With this play of colours, BMW not only wants to allow its customers to express their changing moods and thus live out their ego. The technology is also intended to serve a functional purpose and contribute to greater energy efficiency: a white surface reflects significantly more sunlight than a black one. Consequently, in strong sunlight and high outside temperatures, the heating of the vehicle and its interior can be reduced by switching to a light exterior colour scheme, according to the car manufacturer’s reasoning.

In cool weather, on the other hand, the vehicle with a dark exterior absorbs noticeably more heat from the sunlight. In both cases, a targeted colour change can ensure that the cooling or heating output of the vehicle’s air conditioning system can be reduced. This reduces the energy demand of the vehicle’s electrical system and, with it, the fuel and power consumption of the vehicle. In a purely electrically driven car, the weather-dependent colour change can thus also contribute to increasing the range. In the interior, for example, the use of this technology could prevent the dashboard from heating up excessively.

The display in E Ink technology is applied to the car body as a precisely cut film.

E Ink technology is characterised by high energy efficiency. Unlike displays or projectors, electrophoretic technology does not require any energy to keep the selected colour state constant. Electricity only flows during the short phase of the colour change.

Electrophoretic colouring is based on a technology developed by E Ink. The surface coating of the BMW iX Flow featuring E Ink contains several million microcapsules, each with a diameter equal to the thickness of a human hair. Each of these microcapsules contains negatively charged white and positively charged black pigments. Depending on the setting selected, excitation by an electric field causes either the white or the black pigments to collect on the surface of the microcapsules, giving the body the desired colour.

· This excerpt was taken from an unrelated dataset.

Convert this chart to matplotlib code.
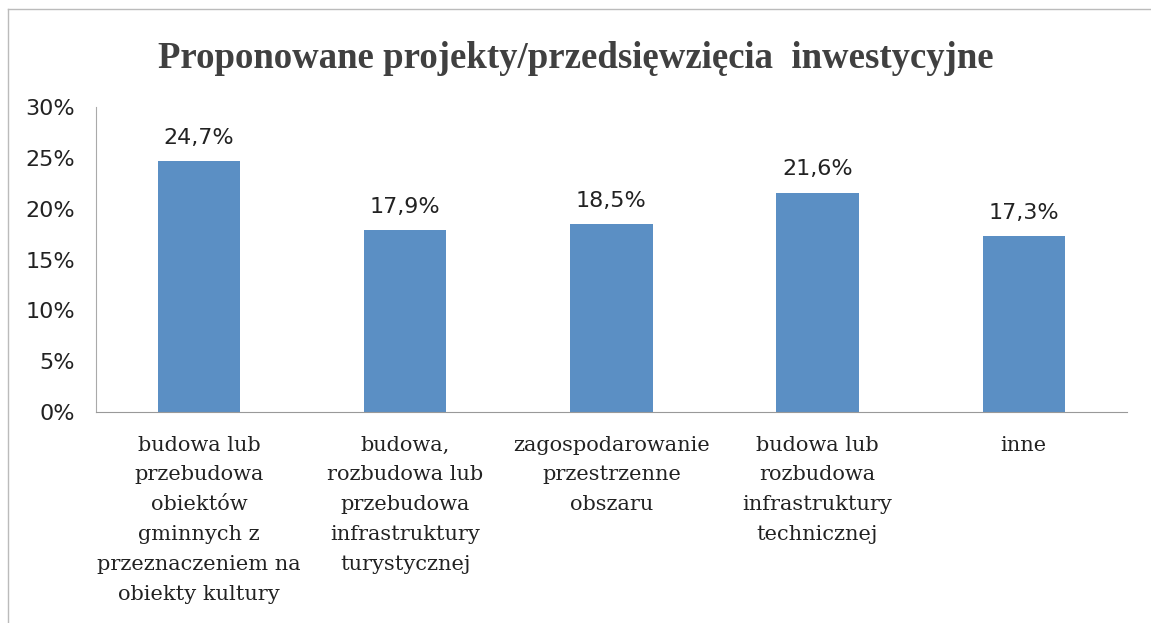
import matplotlib
matplotlib.use("Agg")
import matplotlib.pyplot as plt
from matplotlib.lines import Line2D

# dane z wykresu
categories = [
    "budowa lub\nprzebudowa\nobiektów\ngminnych z\nprzeznaczeniem na\nobiekty kultury",
    "budowa,\nrozbudowa lub\nprzebudowa\ninfrastruktury\nturystycznej",
    "zagospodarowanie\nprzestrzenne\nobszaru",
    "budowa lub\nrozbudowa\ninfrastruktury\ntechnicznej",
    "inne",
]
values = [24.7, 17.9, 18.5, 21.6, 17.3]
yticks = [0, 5, 10, 15, 20, 25, 30]
ytick_labels = ["0%", "5%", "10%", "15%", "20%", "25%", "30%"]
title = "Proponowane projekty/przedsięwzięcia  inwestycyjne"

fig = plt.figure(figsize=(11.51, 6.23), dpi=100)
ax = fig.add_axes([0.0834, 0.3387, 0.8956, 0.4893])

x = range(len(categories))
ax.bar(x, values, width=0.4, color="#5b8fc4")

for i, v in zip(x, values):
    ax.text(i, v + 1.3, f"{v:.1f}%".replace(".", ","), ha="center", va="bottom",
            fontsize=16, color="#222222", family="DejaVu Sans")

ax.set_xlim(-0.5, len(categories) - 0.5)
ax.set_ylim(0, 30)
ax.set_yticks(yticks)
ax.set_yticklabels(ytick_labels, fontsize=16, color="#222222", family="DejaVu Sans")
ax.set_xticks(list(x))
ax.set_xticklabels(categories, fontsize=15, color="#222222", family="DejaVu Serif",
                   linespacing=1.72, va="top")
ax.tick_params(axis="both", length=0)
ax.tick_params(axis="x", pad=17)
ax.tick_params(axis="y", pad=15)

for s in ["top", "right"]:
    ax.spines[s].set_visible(False)
ax.spines["left"].set_color("#aaaaaa")
ax.spines["bottom"].set_color("#999999")

fig.text(0.5, 0.906, title, ha="center", va="center", fontsize=26.5, fontweight="bold",
         color="#404040", family="Liberation Serif")

# ramka wykresu
fig.add_artist(Line2D([8 / 1151, 8 / 1151], [0, 1 - 9 / 623], color="#bbbbbb", lw=1))
fig.add_artist(Line2D([8 / 1151, 1], [1 - 9 / 623, 1 - 9 / 623], color="#bbbbbb", lw=1))

fig.savefig("out.png", dpi=100)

Using laser cutting technology, the corresponding segments are then cut out of the E Ink film webs. This makes the two-dimensional material flexible enough to be applied to the three-dimensional car body. After the film segments have been applied and the power supply for the excitation of the electric field has been connected, the entire car body is heated and sealed to ensure optimal and uniform colour reproduction on the entire car body during each switching process.